/ 
Securities lending to boost foreign participation in A-share market
Further expansion of QFII scheme seen enhancing investment yield for asset managers
1 Dec 2020 | Derrick Hong

Despite escalated tensions between China and the United States, international investors are increasingly drawn into China’s A-share market. And with the recent expansion of the QFII (qualified foreign institutional investor) programme, they can now access a broader range of financial instruments to participate in the country’s equity market.

“We have seen a large number of institutional investors in Europe and the US interested in the expansion of the QFII programme,” Michael Wu, country executive for Greater China at Northern Trust, tells The Asset in an interview. “Regulators are trying to continue to make this QFII programme relevant.”

On September 25, the China Securities Regulatory Commission, the State Administration of Foreign Exchange and the People’s Bank of China issued a circular on the further expansion of the QFII programme. From November 1, according to the circular, foreign institutional investors would be allowed to invest in China depository receipts, stock futures, government-backed bonds, securities lending and repurchase agreements.

Since November, over 20 applicants, including China Merchants Securities (HK), have applied for QFII license. And as of November 13, there are over 32 QFIIs with US$1 billion investment quota and 146 RQFIIs with 1 billion yuan quota. 

While the Stock Connect programme remains the mainstream channel for foreign institutions to access the A-share market, the latest QFII scheme, which allows securities lending, can enhance the investment yield for asset managers and boost A-share trading turnover.

“China has been a long-only market and you cannot do short selling because there is no such tool. This development (securities lending) is a step forward to provide diversified investment tools to the market,” says Wu.

According to the circular, QFIIs can execute securities lending transactions with brokers as counterparties. In the past, only domestic investors and securities firms could do so. 

“With this new QFII regulation, we expect that global brokers and hedge funds can finally play an active role in China’s A-share margin trading and securities financing, while private equity funds can enjoy a low-cost channel to invest in onshore companies with flexible repatriation, and asset owners/asset managers can lend out their securities for higher portfolio yield,” says Ji Yang, Citi’s China head of markets and securities services.

Going forward, market participants, including global custodian banks and international investors, are looking for a more simplified approach to access China markets. Currently, the new QFII scheme still requires foreign investors to open local accounts.
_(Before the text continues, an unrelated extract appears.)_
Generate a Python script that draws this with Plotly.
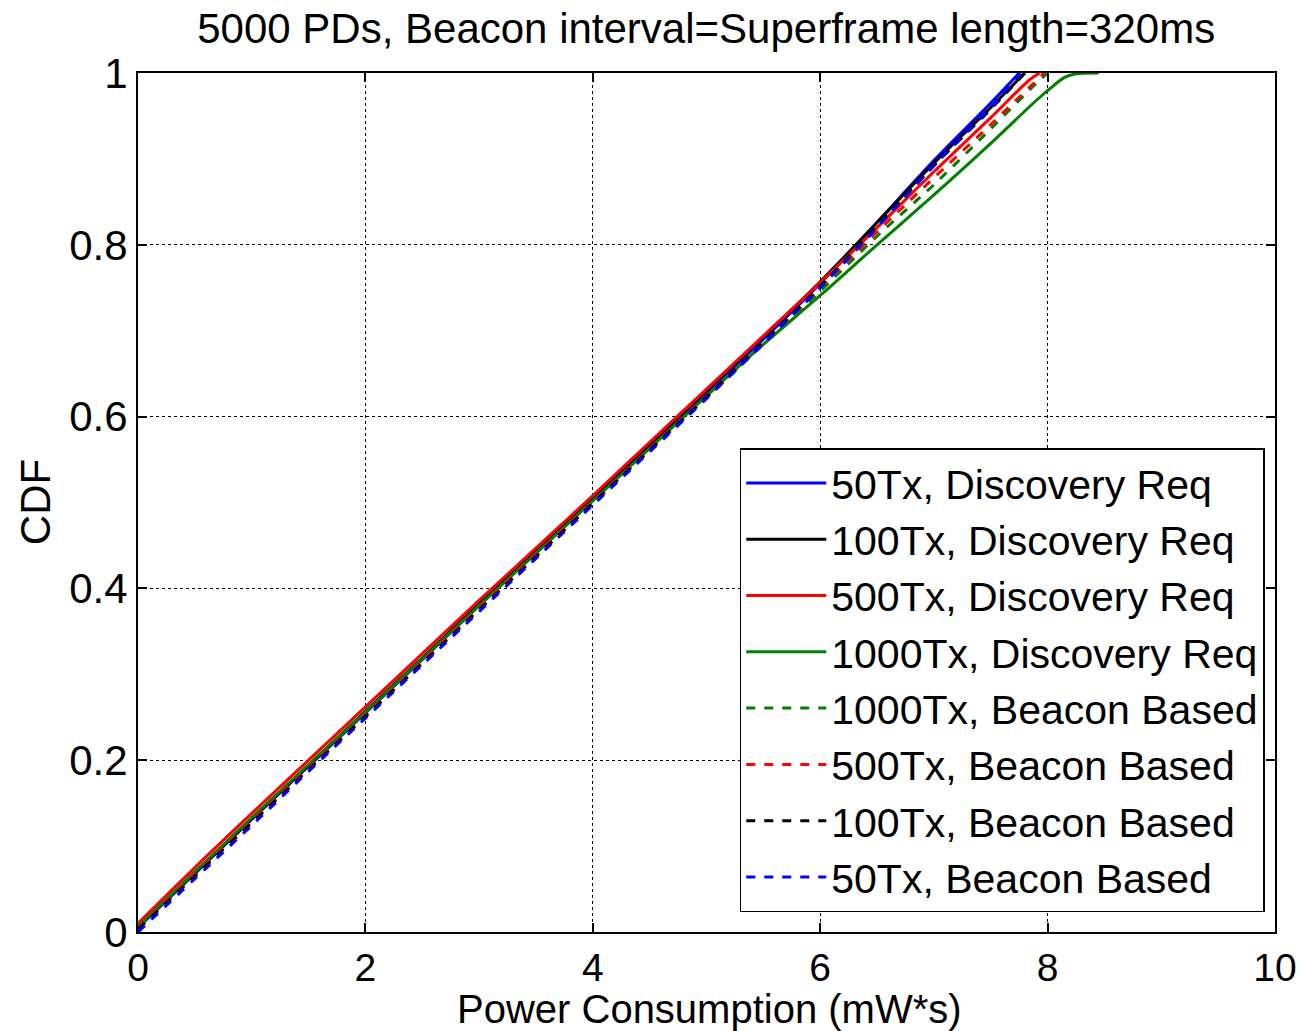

“Existing local regulations require QFIIs to establish a direct contractual relationship with the onshore local custodian. This inevitably prolonged the account opening process as they are unable to leverage the global custody network already made available by their respective global custodians,” says Wu, “This is something we discussed with regulators and at some point, they may think about replicating the global model to provide a more speedy account opening process and to help global investors better manage the timing.”